We agree that hoarding may involve keeping ownership of money. The difference is that you think these wealthy people do that, while I know that's not how banks work, and they give up that ownership when they deposit money.
Each is a different thing.
But it's so significant that so many talk about wealth in therms of currency, dollars and such, but so little wealth is actually held in dollars.
Take the real estate deed. The owner [probably] had to give up their money to buy that deed. The guy buying a million dollar house is a million dollars poorer after the purchase. He has literally given up a million dollars to other people who needed the money more.

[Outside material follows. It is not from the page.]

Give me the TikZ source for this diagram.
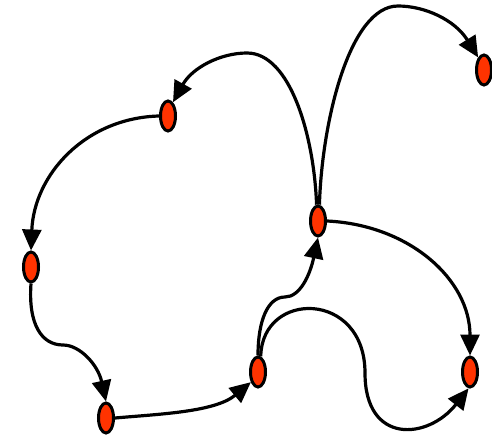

We talk about wealth in these abstract terms that so often don't really match the substantial facts on the ground.
We want a rich guy to spread his money to others? Well, in old times that was a concern, but it's not really a concern now. With modern financial systems rich people are constantly transferring their cash to others since they're punished by inflation, not to mention opportunity costs, should they hoard it.
The only person in this conversation who thinks we're talking about money when we say “wealth” is you.
I suggest you read back through it. We've insisted multiple times that wealth doesn't equal money.
You seem insistent on convincing us that wealth doesn't equal money—something we're already aware of and have been since the start of this exchange.
@Vincarsi you're missing that I do understand your perspective. It's just factually wrong.
It's not like you're the first person to buy into those myths about wealth and misunderstandings about how money works.
No, you're describing a perspective that's all too common. It's like talking to flat earthers who are laying out the same old story.
Yes, I know your perspective.
No, the facts don't support the theory you've been sold.